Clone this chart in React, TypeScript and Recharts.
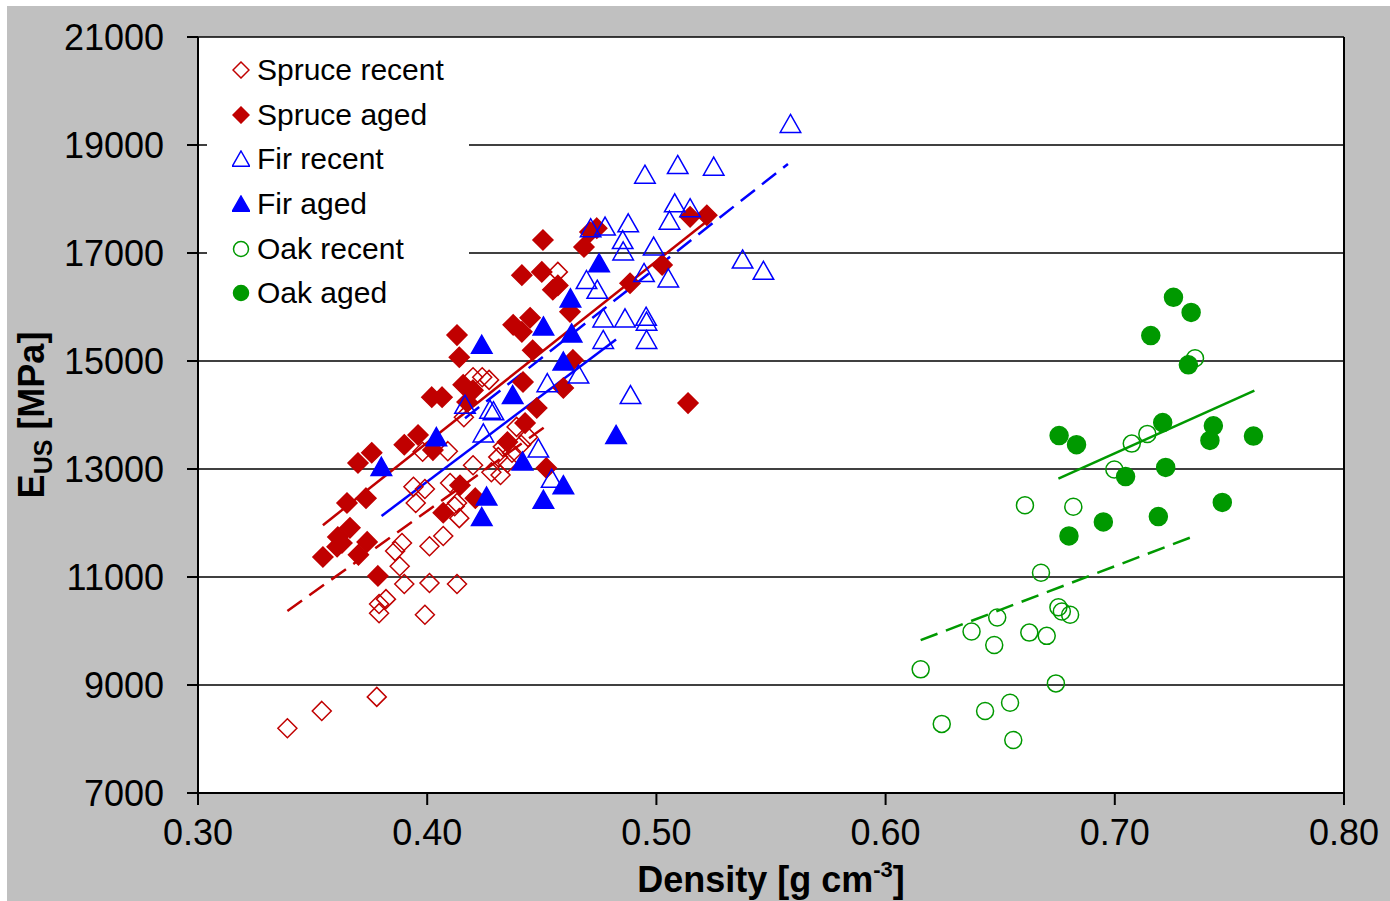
import {
  CartesianGrid,
  Label,
  Legend,
  ReferenceLine,
  Scatter,
  ScatterChart,
  XAxis,
  YAxis,
} from "recharts";

const RED = "#C00000";
const BLUE = "#0000FF";
const GREEN = "#009900";

const xTicks = [0.3, 0.4, 0.5, 0.6, 0.7, 0.8];
const yTicks = [7000, 9000, 11000, 13000, 15000, 17000, 19000, 21000];

// [density g/cm3, E_US MPa]
const spruceRecent = [
  [0.339, 8200], [0.354, 8520], [0.378, 8780], [0.379, 10330], [0.379, 10500],
  [0.382, 10590], [0.399, 10300], [0.39, 10870], [0.401, 10890], [0.413, 10870],
  [0.388, 11200], [0.386, 11480], [0.389, 11630], [0.401, 11570], [0.407, 11760],
  [0.414, 12090], [0.412, 12310], [0.395, 12370], [0.394, 12670], [0.399, 12630],
  [0.41, 12740], [0.409, 13330], [0.398, 13320], [0.42, 14700], [0.424, 14700],
  [0.427, 14650], [0.416, 13960], [0.433, 13410], [0.431, 13220], [0.435, 13110],
  [0.439, 13780], [0.444, 13590], [0.42, 13070], [0.428, 12940], [0.432, 12890],
  [0.413, 12370], [0.457, 16650], [0.437, 13300], [0.441, 13450],
];

const spruceAged = [
  [0.3545, 11370], [0.3607, 11560], [0.3628, 11630], [0.3663, 11910], [0.361, 11740],
  [0.37, 11410], [0.3738, 11650], [0.3785, 11020], [0.365, 12370], [0.3733, 12460],
  [0.3698, 13110], [0.3758, 13300], [0.39, 13450], [0.396, 13630], [0.4025, 13350],
  [0.4143, 12700], [0.407, 12190], [0.421, 12460], [0.413, 15480], [0.414, 15070],
  [0.402, 14330], [0.4065, 14330], [0.4157, 14560], [0.42, 14460], [0.4174, 14240],
  [0.4375, 15670], [0.4413, 15540], [0.4449, 15800], [0.446, 15200], [0.4418, 14610],
  [0.4478, 14130], [0.4427, 13850], [0.435, 13500], [0.452, 13020], [0.4594, 14500],
  [0.4623, 15910], [0.4505, 17240], [0.4684, 17110], [0.471, 17390], [0.4413, 16590],
  [0.45, 16650], [0.4548, 16320], [0.457, 16400], [0.474, 17460], [0.4885, 16440],
  [0.5025, 16780], [0.5147, 17670], [0.522, 17700], [0.5138, 14220], [0.4636, 15020],
];

const firRecent = [
  [0.5585, 19390], [0.495, 18450], [0.5093, 18630], [0.525, 18600], [0.508, 17920],
  [0.5147, 17830], [0.5057, 17600], [0.4713, 17460], [0.4776, 17490], [0.4877, 17550],
  [0.4853, 17240], [0.4855, 17030], [0.4988, 17120], [0.4695, 16500], [0.4742, 16320],
  [0.4946, 16630], [0.5052, 16530], [0.5376, 16880], [0.5467, 16670], [0.4768, 15790],
  [0.4863, 15790], [0.4955, 15820], [0.4957, 15730], [0.4768, 15390], [0.4957, 15390],
  [0.4887, 14370], [0.466, 14750], [0.4524, 14590], [0.4165, 14190], [0.4274, 14100],
  [0.4289, 14070], [0.4245, 13660], [0.4485, 13380], [0.4543, 12820],
];

const firAged = [
  [0.38, 13040], [0.404, 13590], [0.4238, 15300], [0.4373, 14370], [0.4416, 13140],
  [0.4259, 12490], [0.4238, 12110], [0.4507, 15640], [0.463, 15510], [0.4594, 14990],
  [0.4594, 12700], [0.4507, 12430], [0.4625, 16160], [0.475, 16810], [0.4824, 13630],
];

const oakRecent = [
  [0.735, 15050], [0.7074, 13470], [0.7142, 13650], [0.6998, 12990], [0.6608, 12330],
  [0.6819, 12300], [0.6678, 11080], [0.6754, 10440], [0.6769, 10360], [0.6805, 10300],
  [0.6487, 10250], [0.6375, 9990], [0.6627, 9970], [0.6703, 9910], [0.6474, 9740],
  [0.6153, 9290], [0.6743, 9030], [0.6543, 8670], [0.6434, 8520], [0.6245, 8280],
  [0.6557, 7980],
];

const oakAged = [
  [0.7256, 16180], [0.7333, 15900], [0.7157, 15470], [0.7321, 14930], [0.7209, 13860],
  [0.743, 13800], [0.7415, 13530], [0.7605, 13610], [0.6757, 13620], [0.6833, 13450],
  [0.7222, 13030], [0.7047, 12860], [0.7469, 12380], [0.719, 12120], [0.695, 12020],
  [0.68, 11760],
];

// linear fits, start and end points
const spruceRecentFit = [[0.339, 10370], [0.4527, 13820]];
const spruceAgedFit = [[0.3545, 11960], [0.5215, 17570]];
const firRecentFit = [[0.4165, 13940], [0.5574, 18650]];
const firAgedFit = [[0.3801, 12130], [0.4824, 15400]];
const oakRecentFit = [[0.6153, 9830], [0.7335, 11740]];
const oakAgedFit = [[0.6754, 12820], [0.7609, 14450]];

const toPoints = (rows: number[][]) => rows.map(([x, y]) => ({ x, y }));

type Kind = "diamond" | "triangle" | "circle";

const marker = (kind: Kind, color: string, filled: boolean, s: number) => {
  return (props: any) => {
    const { cx, cy } = props;
    const fill = filled ? color : "none";
    if (kind === "circle") {
      return <circle cx={cx} cy={cy} r={s} fill={fill} stroke={color} strokeWidth={1.5} />;
    }
    const d =
      kind === "diamond"
        ? `M${cx},${cy - s}L${cx + s},${cy}L${cx},${cy + s}L${cx - s},${cy}Z`
        : `M${cx},${cy - s}L${cx + s * 1.08},${cy + s * 0.9}L${cx - s * 1.08},${cy + s * 0.9}Z`;
    return <path d={d} fill={fill} stroke={color} strokeWidth={1.5} />;
  };
};

const legendItems: { name: string; kind: Kind; color: string; filled: boolean }[] = [
  { name: "Spruce recent", kind: "diamond", color: RED, filled: false },
  { name: "Spruce aged", kind: "diamond", color: RED, filled: true },
  { name: "Fir recent", kind: "triangle", color: BLUE, filled: false },
  { name: "Fir aged", kind: "triangle", color: BLUE, filled: true },
  { name: "Oak recent", kind: "circle", color: GREEN, filled: false },
  { name: "Oak aged", kind: "circle", color: GREEN, filled: true },
];

const renderLegend = () => (
  <div>
    {legendItems.map((item) => (
      <div
        key={item.name}
        style={{ display: "flex", alignItems: "center", height: 44.6, fontSize: 30, color: "#000" }}
      >
        <svg width={18} height={18} style={{ marginLeft: 25, marginRight: 7 }}>
          {marker(item.kind, item.color, item.filled, item.kind === "circle" ? 7.5 : 8)({ cx: 9, cy: 9 })}
        </svg>
        <span>{item.name}</span>
      </div>
    ))}
  </div>
);

const fitLine = (pts: number[][], color: string, dashed: boolean) => (
  <ReferenceLine
    segment={[
      { x: pts[0][0], y: pts[0][1] },
      { x: pts[1][0], y: pts[1][1] },
    ]}
    stroke={color}
    strokeWidth={2.5}
    strokeDasharray={dashed ? "18 9" : undefined}
  />
);

const tickStyle = { fontSize: 36, fill: "#000" };

export default function App() {
  return (
    <div
      style={{
        position: "absolute",
        left: 0,
        top: 0,
        width: 1390,
        height: 901,
        background: "#fff",
        fontFamily: '"Liberation Sans", Arial, sans-serif',
      }}
    >
      <div style={{ position: "absolute", left: 7, top: 6, width: 1383, height: 895, background: "#c0c0c0" }} />
      <div style={{ position: "absolute", left: 0, top: 0 }}>
        <ScatterChart width={1390} height={901} margin={{ top: 37, right: 46, left: 98, bottom: 48 }}>
          <CartesianGrid vertical={false} stroke="#000" strokeWidth={1.5} fill="#fff" fillOpacity={1} />
          <XAxis
            type="number"
            dataKey="x"
            domain={[0.3, 0.8]}
            ticks={xTicks}
            tickFormatter={(v: number) => v.toFixed(2)}
            tick={tickStyle}
            tickSize={12}
            tickMargin={14}
            height={60}
            stroke="#000"
            strokeWidth={2}
            allowDataOverflow
          >
            <Label
              content={() => (
                <text x={771} y={892} textAnchor="middle" fontSize={36} fontWeight="bold" fill="#000">
                  Density [g cm
                  <tspan fontSize={22} dy={-15}>-3</tspan>
                  <tspan fontSize={36} dy={15}>]</tspan>
                </text>
              )}
            />
          </XAxis>
          <YAxis
            type="number"
            dataKey="y"
            domain={[7000, 21000]}
            ticks={yTicks}
            tick={tickStyle}
            tickSize={11}
            tickMargin={23}
            width={100}
            stroke="#000"
            strokeWidth={2}
            allowDataOverflow
          >
            <Label
              content={() => (
                <text
                  transform="translate(44,415) rotate(-90)"
                  textAnchor="middle"
                  fontSize={36}
                  fontWeight="bold"
                  fill="#000"
                >
                  E
                  <tspan fontSize={25} dy={8}>US</tspan>
                  <tspan fontSize={36} dy={-8}> [MPa]</tspan>
                </text>
              )}
            />
          </YAxis>
          <ReferenceLine x={0.8} stroke="#000" strokeWidth={2} />
          <Legend
            layout="vertical"
            align="center"
            verticalAlign="middle"
            content={renderLegend}
            wrapperStyle={{ left: 207, top: 48, width: 262, height: 268, background: "#fff" }}
          />
          <Scatter name="Spruce recent" data={toPoints(spruceRecent)} shape={marker("diamond", RED, false, 9.5)} isAnimationActive={false} />
          <Scatter name="Spruce aged" data={toPoints(spruceAged)} shape={marker("diamond", RED, true, 10)} isAnimationActive={false} />
          <Scatter name="Fir recent" data={toPoints(firRecent)} shape={marker("triangle", BLUE, false, 9.5)} isAnimationActive={false} />
          <Scatter name="Fir aged" data={toPoints(firAged)} shape={marker("triangle", BLUE, true, 9.5)} isAnimationActive={false} />
          <Scatter name="Oak recent" data={toPoints(oakRecent)} shape={marker("circle", GREEN, false, 8.5)} isAnimationActive={false} />
          <Scatter name="Oak aged" data={toPoints(oakAged)} shape={marker("circle", GREEN, true, 9)} isAnimationActive={false} />
          {fitLine(spruceRecentFit, RED, true)}
          {fitLine(spruceAgedFit, RED, false)}
          {fitLine(firRecentFit, BLUE, true)}
          {fitLine(firAgedFit, BLUE, false)}
          {fitLine(oakRecentFit, GREEN, true)}
          {fitLine(oakAgedFit, GREEN, false)}
        </ScatterChart>
      </div>
    </div>
  );
}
· · · · ·
WRITTEN PROBLEM =>
Copy exactly the lines running from the beginning of the listing through the line that has "17000, 19000, 21000];". Drop the pictures.

EXERCISE RESPONSE =>
Clone this chart in React, TypeScript and Recharts.
import {
  CartesianGrid,
  Label,
  Legend,
  ReferenceLine,
  Scatter,
  ScatterChart,
  XAxis,
  YAxis,
} from "recharts";

const RED = "#C00000";
const BLUE = "#0000FF";
const GREEN = "#009900";

const xTicks = [0.3, 0.4, 0.5, 0.6, 0.7, 0.8];
const yTicks = [7000, 9000, 11000, 13000, 15000, 17000, 19000, 21000];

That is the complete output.